-- START OF Record set --

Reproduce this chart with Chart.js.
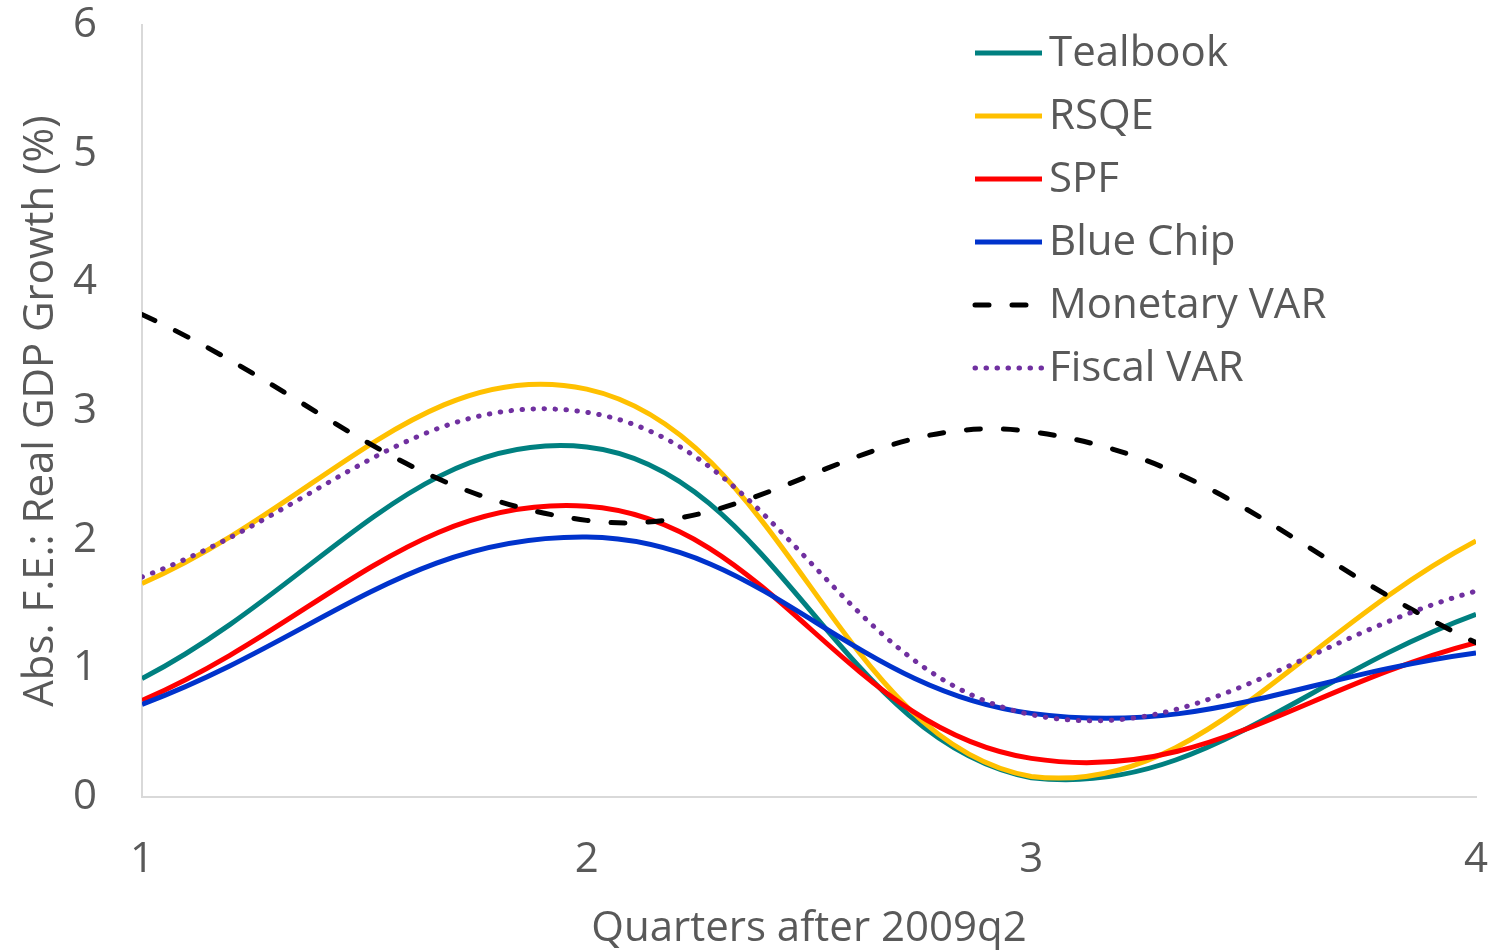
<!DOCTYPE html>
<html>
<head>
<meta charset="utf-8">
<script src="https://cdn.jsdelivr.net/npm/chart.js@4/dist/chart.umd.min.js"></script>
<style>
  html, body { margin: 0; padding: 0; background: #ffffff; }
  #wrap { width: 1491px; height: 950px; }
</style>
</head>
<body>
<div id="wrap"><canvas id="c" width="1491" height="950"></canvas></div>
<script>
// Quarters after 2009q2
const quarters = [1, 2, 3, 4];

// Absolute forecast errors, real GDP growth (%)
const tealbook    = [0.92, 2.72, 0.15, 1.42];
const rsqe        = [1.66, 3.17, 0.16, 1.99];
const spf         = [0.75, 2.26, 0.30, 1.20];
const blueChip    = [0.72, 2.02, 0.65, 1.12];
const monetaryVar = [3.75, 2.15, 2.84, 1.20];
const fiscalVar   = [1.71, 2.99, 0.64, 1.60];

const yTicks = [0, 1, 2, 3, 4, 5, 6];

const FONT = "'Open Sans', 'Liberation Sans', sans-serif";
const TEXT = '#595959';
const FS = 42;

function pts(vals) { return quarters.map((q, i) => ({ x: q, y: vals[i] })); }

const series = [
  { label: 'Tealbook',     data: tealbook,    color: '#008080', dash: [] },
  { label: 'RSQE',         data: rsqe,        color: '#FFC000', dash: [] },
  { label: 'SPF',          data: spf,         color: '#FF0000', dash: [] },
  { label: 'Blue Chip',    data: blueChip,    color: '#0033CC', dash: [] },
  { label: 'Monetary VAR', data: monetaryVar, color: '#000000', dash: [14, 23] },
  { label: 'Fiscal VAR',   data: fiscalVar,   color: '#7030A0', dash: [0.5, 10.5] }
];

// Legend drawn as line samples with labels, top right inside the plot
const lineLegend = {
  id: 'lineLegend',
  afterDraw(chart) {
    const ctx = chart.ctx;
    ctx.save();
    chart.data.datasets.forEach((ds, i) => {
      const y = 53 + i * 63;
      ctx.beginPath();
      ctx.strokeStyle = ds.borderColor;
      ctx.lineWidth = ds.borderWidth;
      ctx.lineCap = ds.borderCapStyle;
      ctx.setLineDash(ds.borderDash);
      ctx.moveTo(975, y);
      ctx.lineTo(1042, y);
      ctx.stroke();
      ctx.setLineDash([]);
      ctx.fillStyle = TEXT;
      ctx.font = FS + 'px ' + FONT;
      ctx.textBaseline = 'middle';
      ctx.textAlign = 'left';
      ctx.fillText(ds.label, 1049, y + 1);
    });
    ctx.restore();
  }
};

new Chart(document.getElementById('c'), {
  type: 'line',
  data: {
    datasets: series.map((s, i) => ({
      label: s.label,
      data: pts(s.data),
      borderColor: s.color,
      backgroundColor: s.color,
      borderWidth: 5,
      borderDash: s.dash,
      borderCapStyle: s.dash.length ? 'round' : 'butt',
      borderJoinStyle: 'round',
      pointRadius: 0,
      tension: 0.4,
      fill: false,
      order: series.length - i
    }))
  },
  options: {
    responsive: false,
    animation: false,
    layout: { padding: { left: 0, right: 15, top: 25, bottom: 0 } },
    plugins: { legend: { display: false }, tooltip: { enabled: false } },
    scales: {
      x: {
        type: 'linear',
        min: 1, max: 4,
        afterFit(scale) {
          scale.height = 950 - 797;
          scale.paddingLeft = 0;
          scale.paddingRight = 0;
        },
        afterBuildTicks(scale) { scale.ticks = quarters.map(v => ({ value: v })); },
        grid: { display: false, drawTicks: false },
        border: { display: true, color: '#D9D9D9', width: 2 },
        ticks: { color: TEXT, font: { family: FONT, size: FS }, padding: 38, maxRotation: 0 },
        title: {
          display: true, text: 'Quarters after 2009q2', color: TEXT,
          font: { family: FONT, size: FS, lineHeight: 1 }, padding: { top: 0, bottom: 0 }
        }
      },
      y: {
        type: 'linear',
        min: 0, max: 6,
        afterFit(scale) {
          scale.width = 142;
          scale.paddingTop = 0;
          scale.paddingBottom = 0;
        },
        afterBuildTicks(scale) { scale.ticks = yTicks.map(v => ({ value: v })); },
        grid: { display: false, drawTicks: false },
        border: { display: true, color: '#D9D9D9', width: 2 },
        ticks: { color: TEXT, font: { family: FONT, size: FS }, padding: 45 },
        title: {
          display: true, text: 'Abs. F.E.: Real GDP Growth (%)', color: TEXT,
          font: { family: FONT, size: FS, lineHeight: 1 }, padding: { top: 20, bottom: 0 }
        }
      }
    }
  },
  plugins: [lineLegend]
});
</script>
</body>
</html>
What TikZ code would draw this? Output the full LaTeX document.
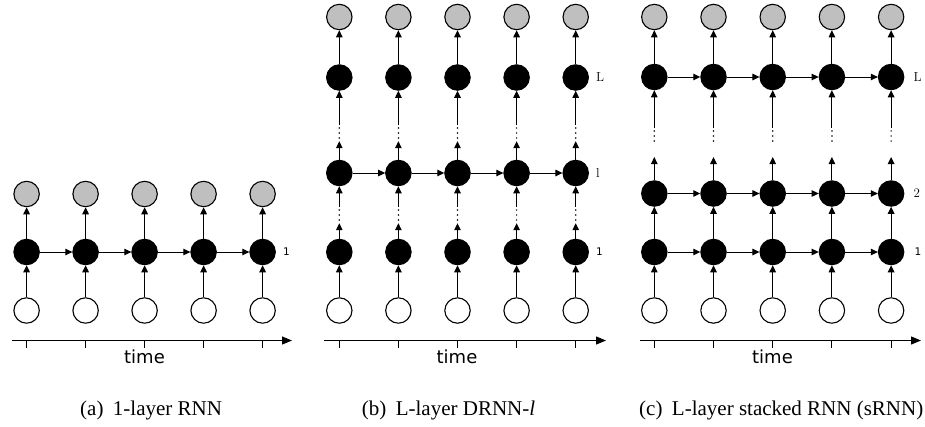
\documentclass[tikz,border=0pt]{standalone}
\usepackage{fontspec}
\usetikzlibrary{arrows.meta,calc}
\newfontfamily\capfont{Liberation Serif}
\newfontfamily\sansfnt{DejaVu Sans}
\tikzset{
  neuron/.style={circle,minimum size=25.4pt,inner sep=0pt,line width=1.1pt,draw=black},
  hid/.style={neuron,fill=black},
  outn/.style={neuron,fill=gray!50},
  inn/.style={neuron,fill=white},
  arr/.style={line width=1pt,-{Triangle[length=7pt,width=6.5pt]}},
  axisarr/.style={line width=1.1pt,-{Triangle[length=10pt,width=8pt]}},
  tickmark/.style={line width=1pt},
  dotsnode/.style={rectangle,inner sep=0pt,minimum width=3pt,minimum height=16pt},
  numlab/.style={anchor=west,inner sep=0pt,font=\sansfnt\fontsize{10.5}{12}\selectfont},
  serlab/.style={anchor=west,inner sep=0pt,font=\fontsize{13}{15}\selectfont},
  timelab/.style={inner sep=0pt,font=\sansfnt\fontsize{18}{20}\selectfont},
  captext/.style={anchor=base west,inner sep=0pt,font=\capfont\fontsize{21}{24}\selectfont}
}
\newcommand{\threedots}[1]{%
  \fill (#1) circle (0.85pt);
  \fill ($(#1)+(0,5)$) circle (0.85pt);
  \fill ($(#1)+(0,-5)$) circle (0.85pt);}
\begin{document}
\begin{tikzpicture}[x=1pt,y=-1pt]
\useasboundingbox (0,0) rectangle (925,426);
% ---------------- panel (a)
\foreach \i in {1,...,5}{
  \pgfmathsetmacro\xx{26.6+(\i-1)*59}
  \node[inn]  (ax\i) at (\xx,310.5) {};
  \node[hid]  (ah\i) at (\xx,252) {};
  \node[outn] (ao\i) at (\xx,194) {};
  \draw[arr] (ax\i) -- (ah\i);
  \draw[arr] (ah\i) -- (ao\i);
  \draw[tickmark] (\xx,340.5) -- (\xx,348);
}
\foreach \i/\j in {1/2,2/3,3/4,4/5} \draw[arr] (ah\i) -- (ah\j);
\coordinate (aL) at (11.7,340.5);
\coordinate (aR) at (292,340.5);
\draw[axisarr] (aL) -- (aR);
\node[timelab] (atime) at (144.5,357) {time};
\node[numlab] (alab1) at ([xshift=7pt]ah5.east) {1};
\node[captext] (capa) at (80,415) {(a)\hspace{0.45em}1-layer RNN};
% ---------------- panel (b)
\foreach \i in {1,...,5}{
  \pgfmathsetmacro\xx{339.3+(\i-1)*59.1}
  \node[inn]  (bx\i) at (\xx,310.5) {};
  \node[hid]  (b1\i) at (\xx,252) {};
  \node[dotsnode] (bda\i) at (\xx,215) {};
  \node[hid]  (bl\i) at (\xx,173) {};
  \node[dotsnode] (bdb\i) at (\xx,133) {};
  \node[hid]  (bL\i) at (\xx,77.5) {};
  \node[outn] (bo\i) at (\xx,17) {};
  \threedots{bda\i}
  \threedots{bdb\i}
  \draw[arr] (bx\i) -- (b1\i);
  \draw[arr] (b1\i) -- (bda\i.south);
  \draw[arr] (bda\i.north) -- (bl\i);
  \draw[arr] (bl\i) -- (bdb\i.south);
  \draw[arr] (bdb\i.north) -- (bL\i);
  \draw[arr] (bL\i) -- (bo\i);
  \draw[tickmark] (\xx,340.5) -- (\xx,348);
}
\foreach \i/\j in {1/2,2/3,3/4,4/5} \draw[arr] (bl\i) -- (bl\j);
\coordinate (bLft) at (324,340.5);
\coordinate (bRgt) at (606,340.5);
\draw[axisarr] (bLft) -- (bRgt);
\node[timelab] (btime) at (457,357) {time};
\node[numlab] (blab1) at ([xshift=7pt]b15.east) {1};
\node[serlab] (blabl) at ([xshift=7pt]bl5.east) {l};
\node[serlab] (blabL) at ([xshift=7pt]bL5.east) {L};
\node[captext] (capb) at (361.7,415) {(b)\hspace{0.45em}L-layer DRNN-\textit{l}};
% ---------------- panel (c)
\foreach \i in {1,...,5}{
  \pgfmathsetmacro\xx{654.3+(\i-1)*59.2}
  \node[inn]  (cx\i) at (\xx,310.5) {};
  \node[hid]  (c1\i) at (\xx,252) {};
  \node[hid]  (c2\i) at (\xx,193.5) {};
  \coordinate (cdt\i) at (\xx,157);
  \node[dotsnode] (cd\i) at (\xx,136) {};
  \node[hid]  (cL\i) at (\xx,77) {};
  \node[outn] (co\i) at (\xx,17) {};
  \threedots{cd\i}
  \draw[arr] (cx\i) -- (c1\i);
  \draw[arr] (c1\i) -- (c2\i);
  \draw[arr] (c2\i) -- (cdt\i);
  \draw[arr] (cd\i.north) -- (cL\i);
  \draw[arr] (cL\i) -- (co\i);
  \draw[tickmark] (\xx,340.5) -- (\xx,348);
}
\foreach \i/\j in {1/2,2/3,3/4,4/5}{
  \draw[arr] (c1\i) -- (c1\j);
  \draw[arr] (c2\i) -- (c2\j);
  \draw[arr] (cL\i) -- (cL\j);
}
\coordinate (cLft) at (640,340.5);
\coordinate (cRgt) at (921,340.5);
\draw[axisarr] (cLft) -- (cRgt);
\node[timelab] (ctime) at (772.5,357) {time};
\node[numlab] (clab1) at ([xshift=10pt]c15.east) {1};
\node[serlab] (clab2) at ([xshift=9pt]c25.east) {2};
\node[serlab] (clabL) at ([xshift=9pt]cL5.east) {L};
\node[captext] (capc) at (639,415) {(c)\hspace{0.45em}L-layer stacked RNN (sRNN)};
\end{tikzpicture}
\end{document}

-- END OF Record set --

*Aim of the task*.
Please transcribe, word for word, every line from the first line of the records above through the line containing "const yTicks = [0, 1, 2, 3, 4, 5, 6];", and leave out any pictures.

*Exercise response*.
Reproduce this chart with Chart.js.
<!DOCTYPE html>
<html>
<head>
<meta charset="utf-8">
<script src="https://cdn.jsdelivr.net/npm/chart.js@4/dist/chart.umd.min.js"></script>
<style>
  html, body { margin: 0; padding: 0; background: #ffffff; }
  #wrap { width: 1491px; height: 950px; }
</style>
</head>
<body>
<div id="wrap"><canvas id="c" width="1491" height="950"></canvas></div>
<script>
// Quarters after 2009q2
const quarters = [1, 2, 3, 4];

// Absolute forecast errors, real GDP growth (%)
const tealbook    = [0.92, 2.72, 0.15, 1.42];
const rsqe        = [1.66, 3.17, 0.16, 1.99];
const spf         = [0.75, 2.26, 0.30, 1.20];
const blueChip    = [0.72, 2.02, 0.65, 1.12];
const monetaryVar = [3.75, 2.15, 2.84, 1.20];
const fiscalVar   = [1.71, 2.99, 0.64, 1.60];

const yTicks = [0, 1, 2, 3, 4, 5, 6];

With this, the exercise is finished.